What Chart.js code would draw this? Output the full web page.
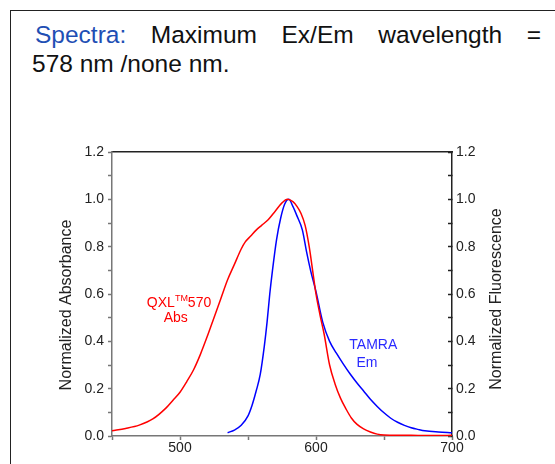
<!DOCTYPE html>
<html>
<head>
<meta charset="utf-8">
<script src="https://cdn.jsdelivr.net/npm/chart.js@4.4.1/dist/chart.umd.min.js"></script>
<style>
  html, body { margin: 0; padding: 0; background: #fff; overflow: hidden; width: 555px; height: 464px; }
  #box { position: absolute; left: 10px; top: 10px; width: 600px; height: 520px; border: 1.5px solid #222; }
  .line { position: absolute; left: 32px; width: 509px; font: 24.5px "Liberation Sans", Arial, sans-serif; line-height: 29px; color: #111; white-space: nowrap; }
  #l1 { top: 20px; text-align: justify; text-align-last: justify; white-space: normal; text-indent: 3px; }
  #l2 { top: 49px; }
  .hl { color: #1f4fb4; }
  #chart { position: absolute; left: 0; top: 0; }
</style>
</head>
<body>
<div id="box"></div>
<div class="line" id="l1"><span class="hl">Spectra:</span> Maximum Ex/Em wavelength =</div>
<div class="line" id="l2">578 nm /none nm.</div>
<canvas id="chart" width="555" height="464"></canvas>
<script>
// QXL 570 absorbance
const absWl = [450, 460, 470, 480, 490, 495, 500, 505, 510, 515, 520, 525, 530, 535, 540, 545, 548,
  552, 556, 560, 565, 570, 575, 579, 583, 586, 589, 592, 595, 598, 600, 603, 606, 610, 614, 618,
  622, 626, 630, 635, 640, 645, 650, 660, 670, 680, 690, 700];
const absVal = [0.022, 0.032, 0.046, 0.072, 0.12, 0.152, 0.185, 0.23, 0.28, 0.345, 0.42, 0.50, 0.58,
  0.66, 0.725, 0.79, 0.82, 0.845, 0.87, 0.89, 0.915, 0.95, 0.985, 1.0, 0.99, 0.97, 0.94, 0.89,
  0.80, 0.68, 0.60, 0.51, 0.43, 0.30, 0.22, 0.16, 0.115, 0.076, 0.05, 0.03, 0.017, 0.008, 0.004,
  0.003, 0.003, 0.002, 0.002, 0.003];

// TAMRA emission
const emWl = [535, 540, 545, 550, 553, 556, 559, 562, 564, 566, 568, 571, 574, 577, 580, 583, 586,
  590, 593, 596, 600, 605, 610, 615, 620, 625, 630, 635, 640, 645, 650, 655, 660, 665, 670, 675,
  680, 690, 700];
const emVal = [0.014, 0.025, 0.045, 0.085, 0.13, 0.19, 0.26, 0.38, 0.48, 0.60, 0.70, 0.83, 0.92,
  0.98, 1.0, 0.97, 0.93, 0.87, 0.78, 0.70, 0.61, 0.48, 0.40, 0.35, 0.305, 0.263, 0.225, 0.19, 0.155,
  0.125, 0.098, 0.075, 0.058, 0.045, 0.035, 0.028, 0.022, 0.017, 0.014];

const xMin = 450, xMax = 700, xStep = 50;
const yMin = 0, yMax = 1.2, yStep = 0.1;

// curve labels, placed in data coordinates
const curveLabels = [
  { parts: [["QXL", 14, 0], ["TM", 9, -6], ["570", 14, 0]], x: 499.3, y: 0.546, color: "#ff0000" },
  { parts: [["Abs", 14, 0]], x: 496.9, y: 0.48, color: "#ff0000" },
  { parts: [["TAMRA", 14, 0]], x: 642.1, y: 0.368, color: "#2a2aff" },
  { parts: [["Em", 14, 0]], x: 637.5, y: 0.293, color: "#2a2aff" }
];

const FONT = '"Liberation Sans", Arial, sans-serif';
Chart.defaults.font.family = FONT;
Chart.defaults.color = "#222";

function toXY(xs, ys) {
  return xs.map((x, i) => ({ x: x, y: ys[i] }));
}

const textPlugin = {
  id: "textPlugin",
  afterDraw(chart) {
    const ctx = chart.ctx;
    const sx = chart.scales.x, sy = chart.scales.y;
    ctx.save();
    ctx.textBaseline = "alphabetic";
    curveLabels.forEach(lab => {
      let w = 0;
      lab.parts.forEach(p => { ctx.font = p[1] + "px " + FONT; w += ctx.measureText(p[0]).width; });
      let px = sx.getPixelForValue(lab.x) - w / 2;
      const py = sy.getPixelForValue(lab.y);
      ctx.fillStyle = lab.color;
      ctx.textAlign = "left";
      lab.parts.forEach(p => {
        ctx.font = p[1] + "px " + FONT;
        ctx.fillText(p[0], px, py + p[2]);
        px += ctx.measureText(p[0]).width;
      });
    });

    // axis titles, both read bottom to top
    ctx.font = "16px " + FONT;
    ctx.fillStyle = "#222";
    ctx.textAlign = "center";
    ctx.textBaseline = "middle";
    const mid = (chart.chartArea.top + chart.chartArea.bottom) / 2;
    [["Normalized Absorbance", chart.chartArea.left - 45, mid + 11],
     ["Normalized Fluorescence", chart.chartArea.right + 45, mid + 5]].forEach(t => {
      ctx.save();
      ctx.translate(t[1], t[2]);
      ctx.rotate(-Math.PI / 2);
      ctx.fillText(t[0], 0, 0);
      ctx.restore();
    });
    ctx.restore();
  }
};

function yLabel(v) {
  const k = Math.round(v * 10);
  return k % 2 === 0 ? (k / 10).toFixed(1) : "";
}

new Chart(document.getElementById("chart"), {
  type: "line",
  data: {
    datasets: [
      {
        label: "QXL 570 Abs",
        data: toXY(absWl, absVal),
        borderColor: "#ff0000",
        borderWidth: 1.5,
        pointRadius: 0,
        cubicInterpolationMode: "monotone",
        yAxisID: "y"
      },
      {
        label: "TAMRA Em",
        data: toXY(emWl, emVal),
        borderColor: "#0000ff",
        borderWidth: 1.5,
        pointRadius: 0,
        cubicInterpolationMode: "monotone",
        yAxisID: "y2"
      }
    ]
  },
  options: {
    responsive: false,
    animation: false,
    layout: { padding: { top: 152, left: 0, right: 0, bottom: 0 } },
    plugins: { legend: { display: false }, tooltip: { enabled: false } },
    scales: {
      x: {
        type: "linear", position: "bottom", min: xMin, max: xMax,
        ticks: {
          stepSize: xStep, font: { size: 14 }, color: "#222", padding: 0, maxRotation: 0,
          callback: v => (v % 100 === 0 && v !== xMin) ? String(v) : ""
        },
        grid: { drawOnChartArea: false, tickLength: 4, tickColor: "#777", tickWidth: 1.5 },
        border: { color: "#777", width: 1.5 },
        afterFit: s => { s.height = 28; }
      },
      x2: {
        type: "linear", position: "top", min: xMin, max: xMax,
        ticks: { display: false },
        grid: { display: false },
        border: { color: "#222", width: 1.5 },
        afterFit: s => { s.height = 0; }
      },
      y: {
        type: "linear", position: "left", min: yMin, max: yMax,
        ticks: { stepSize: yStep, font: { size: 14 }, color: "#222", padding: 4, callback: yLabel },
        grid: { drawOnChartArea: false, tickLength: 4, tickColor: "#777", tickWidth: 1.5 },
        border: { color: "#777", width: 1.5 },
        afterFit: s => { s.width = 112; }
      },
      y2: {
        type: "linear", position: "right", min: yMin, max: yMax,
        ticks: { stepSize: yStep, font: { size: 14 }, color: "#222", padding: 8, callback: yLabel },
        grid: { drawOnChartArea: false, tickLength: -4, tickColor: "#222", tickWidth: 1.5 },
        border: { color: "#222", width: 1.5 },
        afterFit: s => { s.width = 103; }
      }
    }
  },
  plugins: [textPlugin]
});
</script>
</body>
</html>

▬▬▬▬▬▬

*REQUIREMENTS*:
Quote the data above in full and without alteration; skip the pictures.

*OUTPUT BELOW*:
What Chart.js code would draw this? Output the full web page.
<!DOCTYPE html>
<html>
<head>
<meta charset="utf-8">
<script src="https://cdn.jsdelivr.net/npm/chart.js@4.4.1/dist/chart.umd.min.js"></script>
<style>
  html, body { margin: 0; padding: 0; background: #fff; overflow: hidden; width: 555px; height: 464px; }
  #box { position: absolute; left: 10px; top: 10px; width: 600px; height: 520px; border: 1.5px solid #222; }
  .line { position: absolute; left: 32px; width: 509px; font: 24.5px "Liberation Sans", Arial, sans-serif; line-height: 29px; color: #111; white-space: nowrap; }
  #l1 { top: 20px; text-align: justify; text-align-last: justify; white-space: normal; text-indent: 3px; }
  #l2 { top: 49px; }
  .hl { color: #1f4fb4; }
  #chart { position: absolute; left: 0; top: 0; }
</style>
</head>
<body>
<div id="box"></div>
<div class="line" id="l1"><span class="hl">Spectra:</span> Maximum Ex/Em wavelength =</div>
<div class="line" id="l2">578 nm /none nm.</div>
<canvas id="chart" width="555" height="464"></canvas>
<script>
// QXL 570 absorbance
const absWl = [450, 460, 470, 480, 490, 495, 500, 505, 510, 515, 520, 525, 530, 535, 540, 545, 548,
  552, 556, 560, 565, 570, 575, 579, 583, 586, 589, 592, 595, 598, 600, 603, 606, 610, 614, 618,
  622, 626, 630, 635, 640, 645, 650, 660, 670, 680, 690, 700];
const absVal = [0.022, 0.032, 0.046, 0.072, 0.12, 0.152, 0.185, 0.23, 0.28, 0.345, 0.42, 0.50, 0.58,
  0.66, 0.725, 0.79, 0.82, 0.845, 0.87, 0.89, 0.915, 0.95, 0.985, 1.0, 0.99, 0.97, 0.94, 0.89,
  0.80, 0.68, 0.60, 0.51, 0.43, 0.30, 0.22, 0.16, 0.115, 0.076, 0.05, 0.03, 0.017, 0.008, 0.004,
  0.003, 0.003, 0.002, 0.002, 0.003];

// TAMRA emission
const emWl = [535, 540, 545, 550, 553, 556, 559, 562, 564, 566, 568, 571, 574, 577, 580, 583, 586,
  590, 593, 596, 600, 605, 610, 615, 620, 625, 630, 635, 640, 645, 650, 655, 660, 665, 670, 675,
  680, 690, 700];
const emVal = [0.014, 0.025, 0.045, 0.085, 0.13, 0.19, 0.26, 0.38, 0.48, 0.60, 0.70, 0.83, 0.92,
  0.98, 1.0, 0.97, 0.93, 0.87, 0.78, 0.70, 0.61, 0.48, 0.40, 0.35, 0.305, 0.263, 0.225, 0.19, 0.155,
  0.125, 0.098, 0.075, 0.058, 0.045, 0.035, 0.028, 0.022, 0.017, 0.014];

const xMin = 450, xMax = 700, xStep = 50;
const yMin = 0, yMax = 1.2, yStep = 0.1;

// curve labels, placed in data coordinates
const curveLabels = [
  { parts: [["QXL", 14, 0], ["TM", 9, -6], ["570", 14, 0]], x: 499.3, y: 0.546, color: "#ff0000" },
  { parts: [["Abs", 14, 0]], x: 496.9, y: 0.48, color: "#ff0000" },
  { parts: [["TAMRA", 14, 0]], x: 642.1, y: 0.368, color: "#2a2aff" },
  { parts: [["Em", 14, 0]], x: 637.5, y: 0.293, color: "#2a2aff" }
];

const FONT = '"Liberation Sans", Arial, sans-serif';
Chart.defaults.font.family = FONT;
Chart.defaults.color = "#222";

function toXY(xs, ys) {
  return xs.map((x, i) => ({ x: x, y: ys[i] }));
}

const textPlugin = {
  id: "textPlugin",
  afterDraw(chart) {
    const ctx = chart.ctx;
    const sx = chart.scales.x, sy = chart.scales.y;
    ctx.save();
    ctx.textBaseline = "alphabetic";
    curveLabels.forEach(lab => {
      let w = 0;
      lab.parts.forEach(p => { ctx.font = p[1] + "px " + FONT; w += ctx.measureText(p[0]).width; });
      let px = sx.getPixelForValue(lab.x) - w / 2;
      const py = sy.getPixelForValue(lab.y);
      ctx.fillStyle = lab.color;
      ctx.textAlign = "left";
      lab.parts.forEach(p => {
        ctx.font = p[1] + "px " + FONT;
        ctx.fillText(p[0], px, py + p[2]);
        px += ctx.measureText(p[0]).width;
      });
    });

    // axis titles, both read bottom to top
    ctx.font = "16px " + FONT;
    ctx.fillStyle = "#222";
    ctx.textAlign = "center";
    ctx.textBaseline = "middle";
    const mid = (chart.chartArea.top + chart.chartArea.bottom) / 2;
    [["Normalized Absorbance", chart.chartArea.left - 45, mid + 11],
     ["Normalized Fluorescence", chart.chartArea.right + 45, mid + 5]].forEach(t => {
      ctx.save();
      ctx.translate(t[1], t[2]);
      ctx.rotate(-Math.PI / 2);
      ctx.fillText(t[0], 0, 0);
      ctx.restore();
    });
    ctx.restore();
  }
};

function yLabel(v) {
  const k = Math.round(v * 10);
  return k % 2 === 0 ? (k / 10).toFixed(1) : "";
}

new Chart(document.getElementById("chart"), {
  type: "line",
  data: {
    datasets: [
      {
        label: "QXL 570 Abs",
        data: toXY(absWl, absVal),
        borderColor: "#ff0000",
        borderWidth: 1.5,
        pointRadius: 0,
        cubicInterpolationMode: "monotone",
        yAxisID: "y"
      },
      {
        label: "TAMRA Em",
        data: toXY(emWl, emVal),
        borderColor: "#0000ff",
        borderWidth: 1.5,
        pointRadius: 0,
        cubicInterpolationMode: "monotone",
        yAxisID: "y2"
      }
    ]
  },
  options: {
    responsive: false,
    animation: false,
    layout: { padding: { top: 152, left: 0, right: 0, bottom: 0 } },
    plugins: { legend: { display: false }, tooltip: { enabled: false } },
    scales: {
      x: {
        type: "linear", position: "bottom", min: xMin, max: xMax,
        ticks: {
          stepSize: xStep, font: { size: 14 }, color: "#222", padding: 0, maxRotation: 0,
          callback: v => (v % 100 === 0 && v !== xMin) ? String(v) : ""
        },
        grid: { drawOnChartArea: false, tickLength: 4, tickColor: "#777", tickWidth: 1.5 },
        border: { color: "#777", width: 1.5 },
        afterFit: s => { s.height = 28; }
      },
      x2: {
        type: "linear", position: "top", min: xMin, max: xMax,
        ticks: { display: false },
        grid: { display: false },
        border: { color: "#222", width: 1.5 },
        afterFit: s => { s.height = 0; }
      },
      y: {
        type: "linear", position: "left", min: yMin, max: yMax,
        ticks: { stepSize: yStep, font: { size: 14 }, color: "#222", padding: 4, callback: yLabel },
        grid: { drawOnChartArea: false, tickLength: 4, tickColor: "#777", tickWidth: 1.5 },
        border: { color: "#777", width: 1.5 },
        afterFit: s => { s.width = 112; }
      },
      y2: {
        type: "linear", position: "right", min: yMin, max: yMax,
        ticks: { stepSize: yStep, font: { size: 14 }, color: "#222", padding: 8, callback: yLabel },
        grid: { drawOnChartArea: false, tickLength: -4, tickColor: "#222", tickWidth: 1.5 },
        border: { color: "#222", width: 1.5 },
        afterFit: s => { s.width = 103; }
      }
    }
  },
  plugins: [textPlugin]
});
</script>
</body>
</html>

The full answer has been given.